## start
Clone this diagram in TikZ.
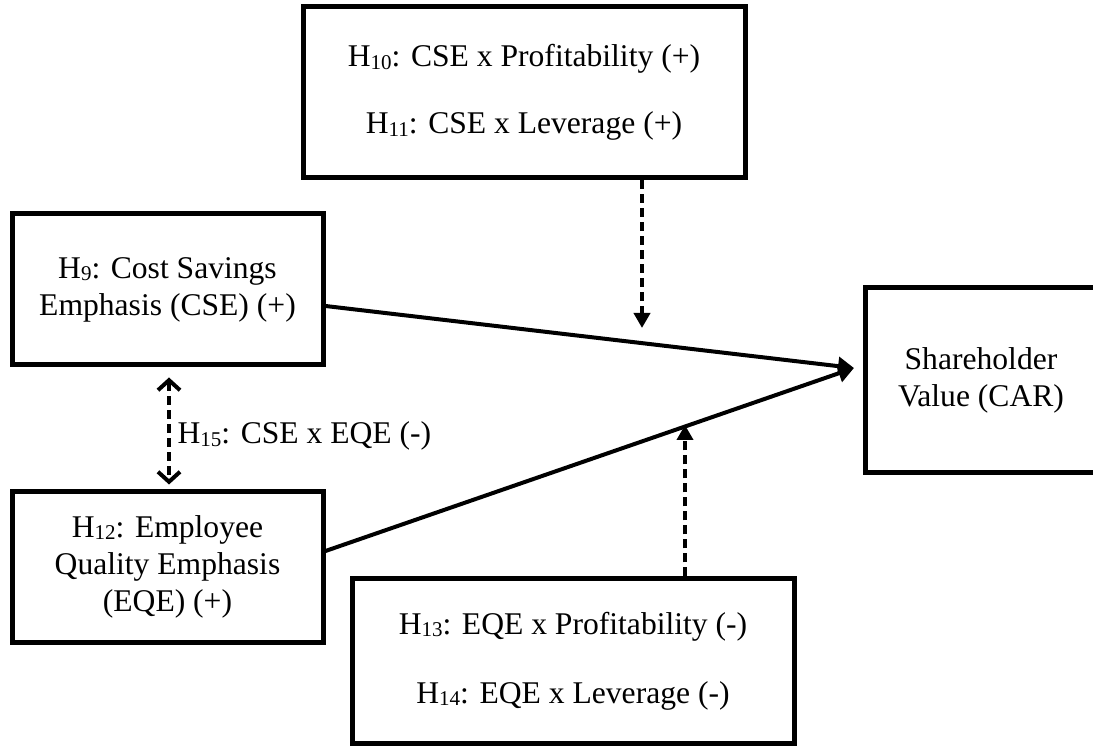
\documentclass[tikz,border=0pt]{standalone}
\usepackage{fontspec}
\setmainfont{Liberation Serif}
\usetikzlibrary{positioning,arrows.meta,calc}
\newcommand{\hsub}[1]{{\fontsize{10.5}{10}\selectfont\raisebox{-1.2pt}{#1}}}

\begin{document}
\begin{tikzpicture}[
          x=0.5pt, y=-0.5pt,
          font=\fontsize{15.8}{18.5}\selectfont,
          box/.style={draw, line width=2.5pt, inner sep=0pt, align=center},
          link/.style={line width=2pt, -{Triangle[length=8pt,width=9pt]}},
          modr/.style={line width=2pt, dash pattern=on 4.5pt off 2.5pt, -{Triangle[length=7.5pt,width=8pt]}},
          corr/.style={line width=2pt, dash pattern=on 4.5pt off 2.5pt, {Straight Barb[length=5pt,width=11pt]}-{Straight Barb[length=5pt,width=11pt]}}
      ]
        \clip (0,0) rectangle (1093,748);
        \node[box, minimum width=221pt, minimum height=85.5pt] (modtop) at (524,92.5) {H\hsub{10}: CSE x Profitability (+)\\[15pt]H\hsub{11}: CSE x Leverage (+)};
        \node[box, minimum width=155.5pt, minimum height=75.5pt] (cse) at (167.5,289.5) {H\hsub{9}: Cost Savings\\Emphasis (CSE) (+)};
        \node[box, minimum width=155.5pt, minimum height=75pt] (eqe) at (167.5,567) {H\hsub{12}: Employee\\Quality Emphasis\\(EQE) (+)};
        \node[box, minimum width=221pt, minimum height=82pt] (modbot) at (573,661) {H\hsub{13}: EQE x Profitability (-)\\[16pt]H\hsub{14}: EQE x Leverage (-)};
        \node[box, minimum width=116pt, minimum height=92.5pt] (car) at (981,380.5) {Shareholder\\Value (CAR)};
        \coordinate (meet) at (854,368);
        \coordinate (mt) at (642,328);
        \coordinate (mb) at (685,425);
        \draw[link] ($(cse.east)+(0,16.5)$) -- (meet);
        \draw[link] ($(eqe.east)+(0,-16)$) -- (meet);
        \draw[modr] (modtop.south -| mt) -- (mt);
        \draw[modr] (modbot.north -| mb) -- (mb);
        \draw[corr] ($(cse.south)+(1.5,10)$) -- ($(eqe.north)+(1.5,-5)$) node[pos=0.55, right] (h15) {H\hsub{15}: CSE x EQE (-)};
      \end{tikzpicture}
\end{document}
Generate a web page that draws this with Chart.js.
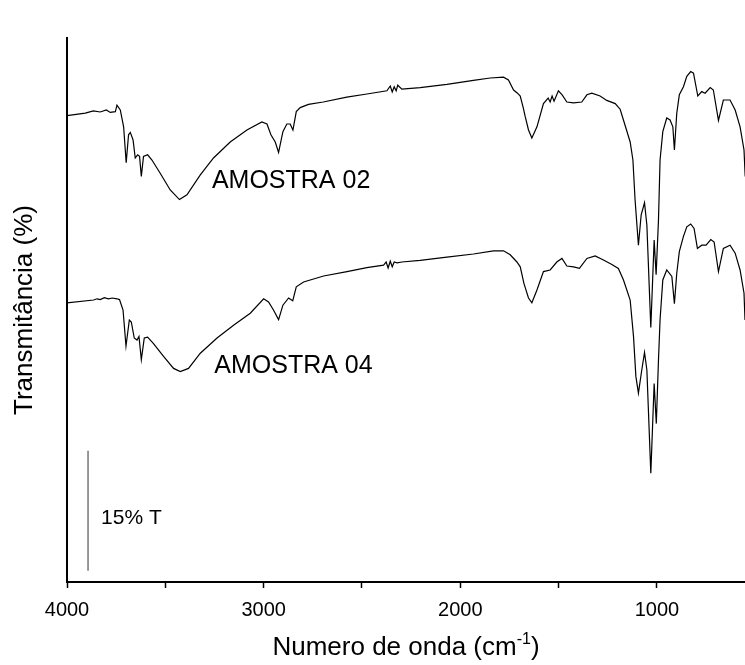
<!DOCTYPE html>
<html>
<head>
<meta charset="utf-8">
<script src="https://cdn.jsdelivr.net/npm/chart.js@4"></script>
<style>
  html, body { margin: 0; padding: 0; background: #fff; }
  #box { width: 745px; height: 665px; }
</style>
</head>
<body>
<div id="box"><canvas id="grafica"></canvas></div>
<script>
// numero de onda (cm-1) e transmitancia
const waveA02 = [4000, 3907, 3866, 3831, 3800, 3780, 3754, 3746, 3729, 3712, 3699, 3687, 3678, 3664, 3653, 3641, 3631, 3622, 3611, 3590,
    3568, 3526, 3475, 3428, 3390, 3322, 3255, 3170, 3085, 3009, 2983, 2963, 2941, 2924, 2902, 2882, 2865, 2851, 2834, 2814,
    2772, 2697, 2577, 2475, 2373, 2356, 2346, 2336, 2326, 2318, 2297, 2204, 2068, 1933, 1848, 1780, 1755, 1729, 1709, 1695,
    1679, 1670, 1653, 1636, 1610, 1577, 1553, 1543, 1533, 1523, 1501, 1482, 1458, 1424, 1382, 1356, 1331, 1289, 1255, 1212,
    1187, 1162, 1136, 1122, 1111, 1094, 1080, 1063, 1051, 1031, 1014, 1004, 992, 984, 970, 950, 933, 919, 911, 899,
    886, 865, 848, 828, 814, 792, 772, 755, 729, 713, 687, 662, 628, 602, 577, 557, 551];
const transA02 = [58.3, 58.6, 58.9, 58.75, 59.0, 58.7, 58.8, 59.6, 59.0, 56.9, 52.4, 55.9, 56.2, 55.25, 53.0, 53.4, 53.2, 50.7, 53.2, 53.4,
    52.75, 51.1, 49.0, 47.8, 48.4, 50.9, 53.0, 55.0, 56.5, 57.5, 57.25, 55.9, 55.0, 53.7, 56.3, 57.25, 57.25, 56.5, 58.8, 59.3,
    59.7, 60.0, 60.6, 61.0, 61.4, 62.0, 61.25, 61.9, 61.4, 62.1, 61.6, 61.8, 62.2, 62.7, 63.0, 63.1, 62.75, 61.5, 61.1, 60.75,
    59.2, 58.2, 56.5, 55.5, 56.9, 59.8, 60.5, 60.0, 60.75, 60.1, 61.4, 60.9, 60.0, 59.9, 60.0, 60.9, 61.1, 60.75, 60.2, 59.8,
    59.1, 57.1, 55.0, 52.75, 47.75, 42.1, 45.9, 47.4, 44.6, 31.8, 42.75, 38.4, 45.25, 52.75, 56.3, 58.0, 57.75, 56.9, 54.0, 58.6,
    60.9, 61.9, 63.2, 63.8, 63.6, 60.75, 61.3, 61.1, 61.8, 61.5, 57.7, 60.25, 60.25, 59.0, 56.9, 54.0, 50.7];

const waveA04 = [4000, 3865, 3847, 3831, 3810, 3790, 3770, 3746, 3733, 3715, 3700, 3683, 3673, 3658, 3644, 3634, 3622, 3607, 3590, 3560,
    3509, 3458, 3424, 3382, 3322, 3237, 3153, 3068, 3000, 2975, 2950, 2924, 2902, 2873, 2852, 2834, 2797, 2695, 2576, 2475,
    2390, 2377, 2367, 2356, 2346, 2336, 2321, 2297, 2204, 2068, 1933, 1831, 1780, 1746, 1712, 1695, 1676, 1653, 1636, 1610,
    1577, 1543, 1509, 1483, 1458, 1424, 1394, 1356, 1314, 1272, 1229, 1196, 1170, 1136, 1119, 1107, 1094, 1077, 1063, 1051,
    1031, 1014, 1003, 992, 984, 970, 950, 924, 911, 899, 886, 865, 848, 828, 811, 794, 772, 750, 726, 709,
    687, 662, 628, 602, 577, 557, 552];
const transA04 = [34.9, 35.25, 35.4, 35.3, 35.55, 35.4, 35.5, 35.4, 35.3, 34.0, 29.5, 32.75, 32.5, 30.5, 30.25, 30.7, 27.8, 30.5, 30.6, 29.8,
    28.2, 26.7, 26.3, 26.7, 28.6, 30.5, 32.1, 33.6, 35.4, 35.0, 34.0, 32.8, 34.6, 35.5, 35.15, 36.9, 37.5, 38.25, 38.8, 39.3,
    39.6, 40.0, 39.25, 40.1, 39.4, 40.0, 39.9, 40.0, 40.2, 40.6, 41.0, 41.4, 41.4, 40.9, 40.0, 39.4, 37.3, 35.5, 34.9, 36.5,
    38.8, 39.0, 40.0, 40.45, 39.5, 39.4, 39.2, 40.45, 40.75, 40.25, 39.7, 39.2, 37.75, 35.25, 30.7, 25.7, 23.6, 26.5, 28.7, 26.5,
    13.6, 24.8, 19.8, 27.75, 32.75, 37.75, 39.0, 38.2, 34.8, 38.6, 41.3, 43.2, 44.4, 44.75, 44.2, 41.7, 42.1, 42.1, 42.8, 42.5,
    38.8, 41.7, 42.1, 41.1, 39.0, 36.1, 32.75];

// ticks do eixo x
const tickValues = [4000, 3500, 3000, 2500, 2000, 1500, 1000];
const tickLabels = ['4000', '', '3000', '', '2000', '', '1000'];

// barra de escala 15% T
const barWave = [3893, 3893];
const barTrans = [1.4, 16.4];

const labelText = ['AMOSTRA 02', 'AMOSTRA 04', '15% T'];
const labelWave = [3263, 3251, 3827];
const labelTrans = [49.2, 26.1, 7.3];

function toPoints(xs, ys) {
    return xs.map((x, i) => ({ x: x, y: ys[i] }));
}

// textos dentro do grafico e titulo do eixo x com expoente
const textos = {
    id: 'textos',
    afterDraw(chart) {
        const ctx = chart.ctx;
        const sx = chart.scales.x;
        const sy = chart.scales.y;
        ctx.save();
        ctx.fillStyle = '#000';
        ctx.textBaseline = 'alphabetic';
        ctx.textAlign = 'left';
        for (let i = 0; i < labelText.length; i++) {
            ctx.font = (i < 2 ? '25px' : '21px') + ' "Liberation Sans", Arial, sans-serif';
            ctx.fillText(labelText[i], sx.getPixelForValue(labelWave[i]), sy.getPixelForValue(labelTrans[i]));
        }
        // Numero de onda (cm-1)
        const big = '26px "Liberation Sans", Arial, sans-serif';
        const small = '16px "Liberation Sans", Arial, sans-serif';
        const p1 = 'Numero de onda (cm', p2 = '-1', p3 = ')';
        ctx.font = big;
        const w1 = ctx.measureText(p1).width, w3 = ctx.measureText(p3).width;
        ctx.font = small;
        const w2 = ctx.measureText(p2).width;
        let x = (chart.chartArea.left + chart.chartArea.right) / 2 - (w1 + w2 + w3) / 2;
        const base = 655;
        ctx.font = big;
        ctx.fillText(p1, x, base);
        x += w1;
        ctx.font = small;
        ctx.fillText(p2, x, base - 11);
        x += w2;
        ctx.font = big;
        ctx.fillText(p3, x, base);
        ctx.restore();
    }
};

const graph = document.querySelector('#grafica');

const data = {
    datasets: [
        {
            label: 'AMOSTRA 02',
            data: toPoints(waveA02, transA02),
            borderColor: '#000',
            borderWidth: 1.2,
            pointRadius: 0,
            tension: 0
        },
        {
            label: 'AMOSTRA 04',
            data: toPoints(waveA04, transA04),
            borderColor: '#000',
            borderWidth: 1.2,
            pointRadius: 0,
            tension: 0
        },
        {
            label: '15% T',
            data: toPoints(barWave, barTrans),
            borderColor: '#777',
            borderWidth: 1.5,
            pointRadius: 0
        }
    ]
};

const config = {
    type: 'line',
    data: data,
    options: {
        responsive: true,
        maintainAspectRatio: false,
        animation: false,
        layout: { padding: { top: 38, right: 0, bottom: 0, left: 0 } },
        plugins: {
            legend: { display: false },
            tooltip: { enabled: false }
        },
        scales: {
            x: {
                type: 'linear',
                reverse: true,
                min: 552,
                max: 4000,
                border: { display: true, color: '#000', width: 2 },
                grid: { display: true, drawOnChartArea: false, drawTicks: true, tickLength: 6, color: '#000', tickWidth: 1.5 },
                ticks: {
                    autoSkip: false,
                    maxRotation: 0,
                    color: '#000',
                    padding: 10,
                    font: { family: '"Liberation Sans", Arial, sans-serif', size: 20 },
                    callback: (v) => tickLabels[tickValues.indexOf(v)]
                },
                afterBuildTicks: (scale) => {
                    scale.ticks = tickValues.map(v => ({ value: v }));
                },
                afterFit: (scale) => {
                    scale.height = 83;
                    scale.paddingLeft = 0;
                    scale.paddingRight = 0;
                }
            },
            y: {
                type: 'linear',
                min: 0,
                max: 68,
                border: { display: true, color: '#000', width: 2 },
                grid: { display: false },
                ticks: { display: false },
                title: {
                    display: true,
                    text: 'Transmitância (%)',
                    color: '#000',
                    padding: { top: 9, bottom: 0 },
                    font: { family: '"Liberation Sans", Arial, sans-serif', size: 26 }
                },
                afterFit: (scale) => { scale.width = 67; }
            }
        }
    },
    plugins: [textos]
};

const financeChart = new Chart(graph, config);
</script>
</body>
</html>
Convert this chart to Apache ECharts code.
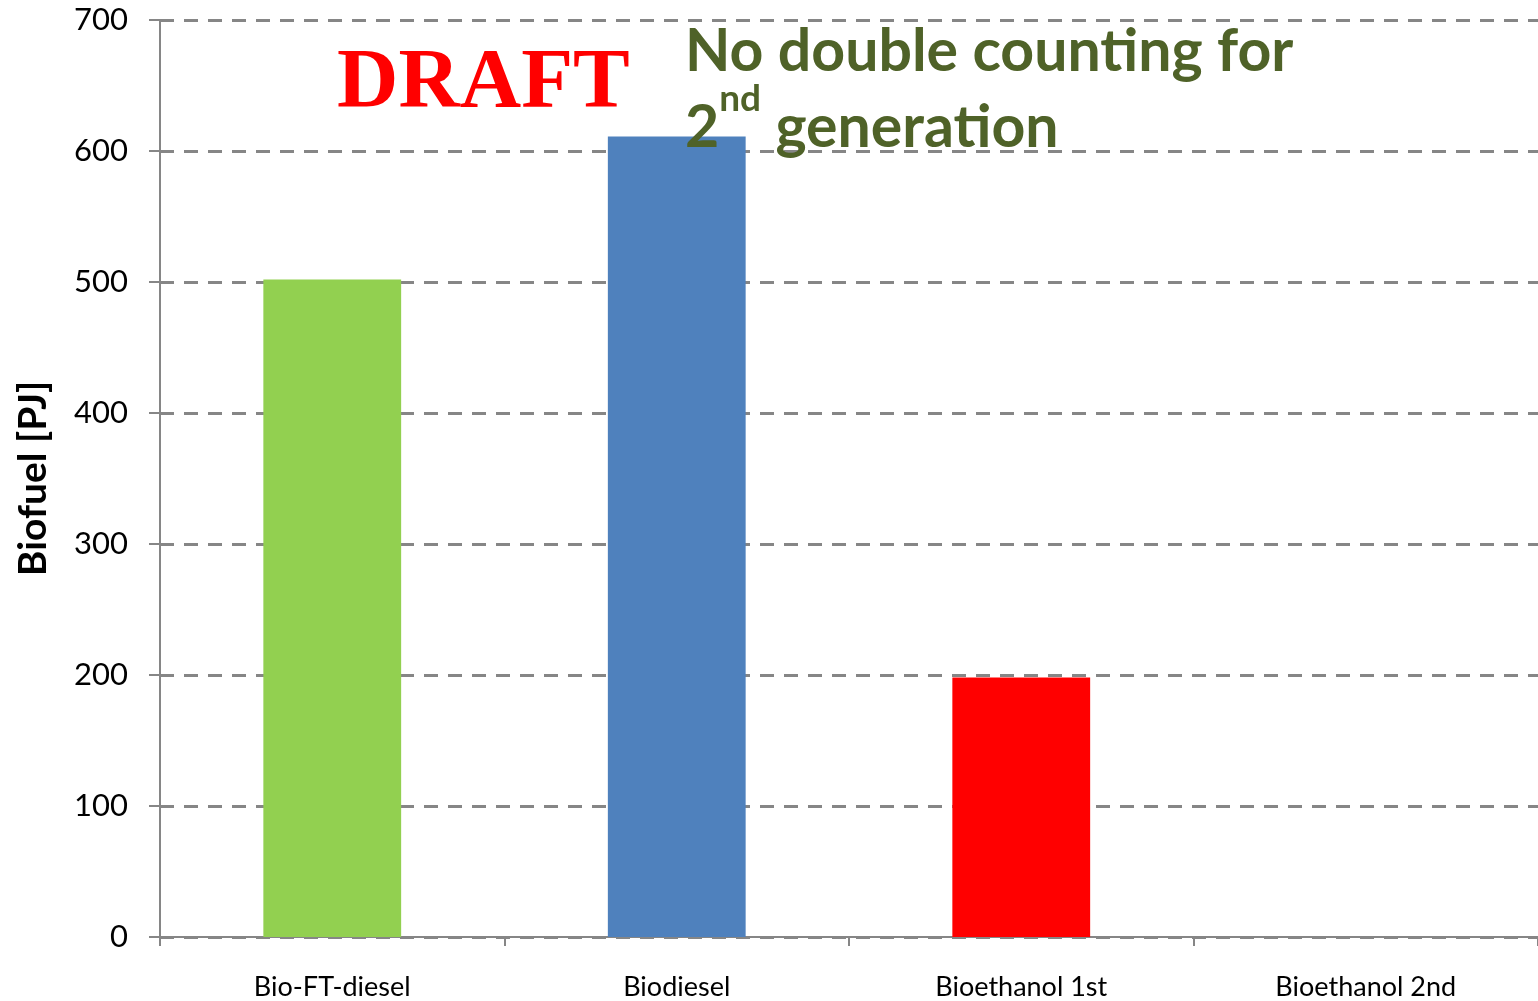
<!DOCTYPE html>
<html>
<head>
<meta charset="utf-8">
<script src="https://cdn.jsdelivr.net/npm/echarts@6/dist/echarts.min.js"></script>
<style>
html,body{margin:0;padding:0;background:#fff;}
#chart{width:1538px;height:1001px;}
</style>
</head>
<body>
<div id="chart"></div>
<script>
const categories = ['Bio-FT-diesel', 'Biodiesel', 'Bioethanol 1st', 'Bioethanol 2nd'];
const values = [502, 611, 198, 0];
const barColors = ['#92D050', '#4F81BD', '#FF0000', '#F79646'];
const yTicks = [0, 100, 200, 300, 400, 500, 600, 700];

const chart = echarts.init(document.getElementById('chart'));
chart.setOption({
  animation: false,
  grid: { left: 160, right: 0, top: 20, bottom: 64, containLabel: false },
  xAxis: {
    type: 'category',
    data: categories,
    axisLine: { lineStyle: { color: '#868686', width: 2 } },
    axisTick: { show: true, length: 9, lineStyle: { color: '#868686', width: 2 } },
    axisLabel: { color: '#000', fontFamily: 'Lato', fontSize: 27, margin: 37 }
  },
  yAxis: {
    type: 'value',
    min: yTicks[0],
    max: yTicks[yTicks.length - 1],
    interval: 100,
    name: 'Biofuel [PJ]',
    nameLocation: 'middle',
    nameGap: 107,
    nameTextStyle: { color: '#000', fontFamily: 'Lato', fontWeight: 'bold', fontSize: 39 },
    axisLine: { show: true, lineStyle: { color: '#868686', width: 2 } },
    axisTick: { show: true, length: 11, lineStyle: { color: '#868686', width: 2 } },
    axisLabel: { color: '#000', fontFamily: 'Lato', fontSize: 31, margin: 32 },
    splitLine: { show: true, lineStyle: { color: '#868686', width: 3, type: [14, 10] } }
  },
  series: [{
    type: 'bar',
    data: values.map((v, i) => ({ value: v, itemStyle: { color: barColors[i] } })),
    barWidth: '40%'
  }],
  graphic: [
    {
      type: 'text', left: 337, top: 43, z: 100,
      style: { text: 'DRAFT', fill: '#FF0000', font: 'bold 85px "Liberation Serif"' }
    },
    {
      type: 'text', left: 685, top: 22, z: 100,
      style: {
        text: '{a|No double counting for}\n{a|2}{s|nd}{a| generation}',
        rich: {
          a: { fill: '#4F6228', fontFamily: 'Lato', fontWeight: 'bold', fontSize: 59, lineHeight: 76, verticalAlign: 'bottom' },
          s: { fill: '#4F6228', fontFamily: 'Lato', fontWeight: 'bold', fontSize: 37, lineHeight: 76, verticalAlign: 'top', padding: [0, 0, 14, 0] }
        }
      }
    }
  ]
});
</script>
</body>
</html>
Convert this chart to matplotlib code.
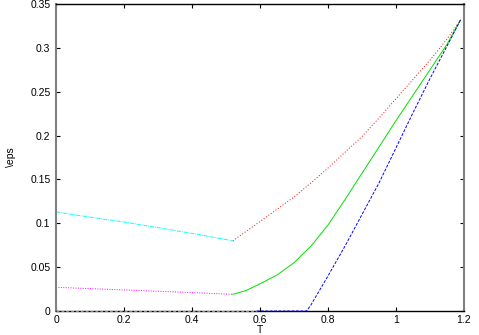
import numpy as np
import matplotlib
matplotlib.use("Agg")
import matplotlib.pyplot as plt

plt.rcParams['font.family'] = ['Liberation Sans', 'DejaVu Sans']

# low temperature branch (T below the kink)
t_low = [0.0, 0.1, 0.2, 0.3, 0.4, 0.52]
eps_cyan = [0.113, 0.107, 0.1015, 0.095, 0.0885, 0.080]
eps_magenta = [0.027, 0.0255, 0.024, 0.0225, 0.021, 0.019]

# high temperature branch
t_high = [0.52, 0.56, 0.6, 0.65, 0.7, 0.75, 0.8, 0.85, 0.9, 0.95,
          1.0, 1.05, 1.1, 1.15, 1.19]
eps_red = [0.080, 0.091, 0.102, 0.116, 0.130, 0.146, 0.163, 0.181, 0.199,
           0.220, 0.242, 0.264, 0.286, 0.310, 0.332]
eps_green = [0.019, 0.0235, 0.031, 0.041, 0.055, 0.074, 0.098, 0.127, 0.157,
             0.187, 0.217, 0.246, 0.275, 0.304, 0.332]

t_blue = [0.59, 0.65, 0.7, 0.737, 0.75, 0.8, 0.85, 0.9, 0.95, 1.0, 1.05,
          1.1, 1.15, 1.19]
eps_blue = [0.0, 0.0, 0.0, 0.0, 0.007, 0.040, 0.074, 0.110, 0.146, 0.186,
            0.226, 0.265, 0.302, 0.332]

t_zero = [0.0, 0.59]
eps_zero = [0.0, 0.0]

fig = plt.figure(figsize=(4.79, 3.35), dpi=100)
ax = fig.add_axes([56/479, 1 - 311/335, 408/479, 307/335])

lw = 0.7
ax.plot(t_zero, eps_zero, color='#a0a000', lw=lw, dashes=(3, 2),
        zorder=5, clip_on=False)
ax.plot(t_high, eps_red, color='red', lw=lw, dashes=(1, 2))
ax.plot(t_high, eps_green, color='#00e000', lw=lw)
ax.plot(t_blue, eps_blue, color='blue', lw=lw, dashes=(3, 1.5),
        zorder=5, clip_on=False)
ax.plot(t_low, eps_magenta, color='magenta', lw=lw, dashes=(1, 1.5))
ax.plot(t_low, eps_cyan, color='cyan', lw=lw, dashes=(4, 1, 1, 1))

ax.set_xlim(0, 1.2)
ax.set_ylim(0, 0.35)
ax.set_xticks(np.arange(0, 1.21, 0.2))
ax.set_xticklabels(['0', '0.2', '0.4', '0.6', '0.8', '1', '1.2'])
ax.set_yticks(np.arange(0, 0.351, 0.05))
ax.set_yticklabels(['0', '0.05', '0.1', '0.15', '0.2', '0.25', '0.3', '0.35'])
ax.tick_params(direction='in', top=True, right=True, length=3, width=0.8,
               labelsize=7.5, pad=4)
ax.tick_params(axis='x', pad=3)
ax.set_xlabel('T', fontsize=7.5, labelpad=0)
ax.set_ylabel(r'\eps', fontsize=7.5, labelpad=10)

for side in ['left', 'right']:
    ax.spines[side].set_color('#808080')
    ax.spines[side].set_linewidth(1.5)
for side in ['top', 'bottom']:
    ax.spines[side].set_color('black')
    ax.spines[side].set_linewidth(1.0)

fig.savefig('out.png', dpi=100)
## end
[What is asked] Retype the section that opens with the line holding "Generate a web" and closes with the line holding "56.9, 54.0, 50.7];", exactly as it reads, without any pictures.

[The reply]
Generate a web page that draws this with Chart.js.
<!DOCTYPE html>
<html>
<head>
<meta charset="utf-8">
<script src="https://cdn.jsdelivr.net/npm/chart.js@4"></script>
<style>
  html, body { margin: 0; padding: 0; background: #fff; }
  #box { width: 745px; height: 665px; }
</style>
</head>
<body>
<div id="box"><canvas id="grafica"></canvas></div>
<script>
// numero de onda (cm-1) e transmitancia
const waveA02 = [4000, 3907, 3866, 3831, 3800, 3780, 3754, 3746, 3729, 3712, 3699, 3687, 3678, 3664, 3653, 3641, 3631, 3622, 3611, 3590,
    3568, 3526, 3475, 3428, 3390, 3322, 3255, 3170, 3085, 3009, 2983, 2963, 2941, 2924, 2902, 2882, 2865, 2851, 2834, 2814,
    2772, 2697, 2577, 2475, 2373, 2356, 2346, 2336, 2326, 2318, 2297, 2204, 2068, 1933, 1848, 1780, 1755, 1729, 1709, 1695,
    1679, 1670, 1653, 1636, 1610, 1577, 1553, 1543, 1533, 1523, 1501, 1482, 1458, 1424, 1382, 1356, 1331, 1289, 1255, 1212,
    1187, 1162, 1136, 1122, 1111, 1094, 1080, 1063, 1051, 1031, 1014, 1004, 992, 984, 970, 950, 933, 919, 911, 899,
    886, 865, 848, 828, 814, 792, 772, 755, 729, 713, 687, 662, 628, 602, 577, 557, 551];
const transA02 = [58.3, 58.6, 58.9, 58.75, 59.0, 58.7, 58.8, 59.6, 59.0, 56.9, 52.4, 55.9, 56.2, 55.25, 53.0, 53.4, 53.2, 50.7, 53.2, 53.4,
    52.75, 51.1, 49.0, 47.8, 48.4, 50.9, 53.0, 55.0, 56.5, 57.5, 57.25, 55.9, 55.0, 53.7, 56.3, 57.25, 57.25, 56.5, 58.8, 59.3,
    59.7, 60.0, 60.6, 61.0, 61.4, 62.0, 61.25, 61.9, 61.4, 62.1, 61.6, 61.8, 62.2, 62.7, 63.0, 63.1, 62.75, 61.5, 61.1, 60.75,
    59.2, 58.2, 56.5, 55.5, 56.9, 59.8, 60.5, 60.0, 60.75, 60.1, 61.4, 60.9, 60.0, 59.9, 60.0, 60.9, 61.1, 60.75, 60.2, 59.8,
    59.1, 57.1, 55.0, 52.75, 47.75, 42.1, 45.9, 47.4, 44.6, 31.8, 42.75, 38.4, 45.25, 52.75, 56.3, 58.0, 57.75, 56.9, 54.0, 58.6,
    60.9, 61.9, 63.2, 63.8, 63.6, 60.75, 61.3, 61.1, 61.8, 61.5, 57.7, 60.25, 60.25, 59.0, 56.9, 54.0, 50.7];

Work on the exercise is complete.